6/10
ALMOST THERE BY A PINK PANTHER'S HAIR...?
1 April 2024
A romantic thriller starring Julie Andrews & Omar Shariff from 1974 & directed by Blake Edwards (Breakfast at Tiffany's/Days of Wine & Roses). Andrews is in the Caribbean on vacation where she meets a Russian military attache (Sharif who was Egyptian in real life managed to play a Russian twice, along w/Dr. Zhivago, on screen) where they tentatively fall in love (she lost her husband years before in a car accident while his marriage in on the rocks). Meeting again in Europe, the governments of England & Russia take an interest in their burgeoning love affair w/Sharif assuring his people he's using Andrews as an asset while telling her the truth of the matter. Meanwhile a double agent, played by Daniel O'Herlihy, who's gay & in a loveless marriage has been funneling information to the other side for years but is discovered by Sharif's assistant at the embassy who lets Sharif know his existence (but not his name) which sets up the main conflict as both lovers are put in play w/a dossier containing the agent's identity is to be handed over to the Brits in exchange for asylum in Canada. Will the operation go off w/o a hitch? Edwards, known mainly for his wacky comedies (the Pink Panther films, 10, Victor/Victoria), is not given much credit for his other bodies of work & although this film has its espionage heart in the right place (using James Bond composer John Barry for the score & the title sequence designed by Maurice Binder who created the majority of the Bond opening credits), w/the meat of the crosses & double crosses real (most spywork is made up of contacts you can use to your country's advantage) but the start of the film is a bit slow w/the last action set piece a little clunky in its execution.

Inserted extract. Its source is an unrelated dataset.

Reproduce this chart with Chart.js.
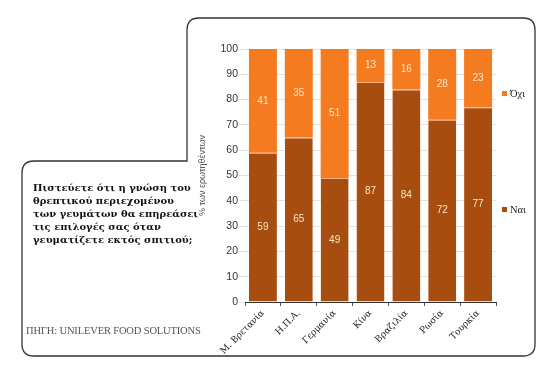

The leads are however refreshing in their emotional & physical attraction (they're middle aged, not something you would see nowadays on the big screen) w/the romance being maybe a bit chaste for my taste (maybe Edwards, who was married to Andrews at the time, wanted the romance to stay behind closed doors). Co-starring Anthony Qualye as a British contact, Sylvia Sims as O'Herlihy's put upon wife & Oskar Homolka (who worked w/Hitchcock on Sabotage in 1936) as Sharif's boss.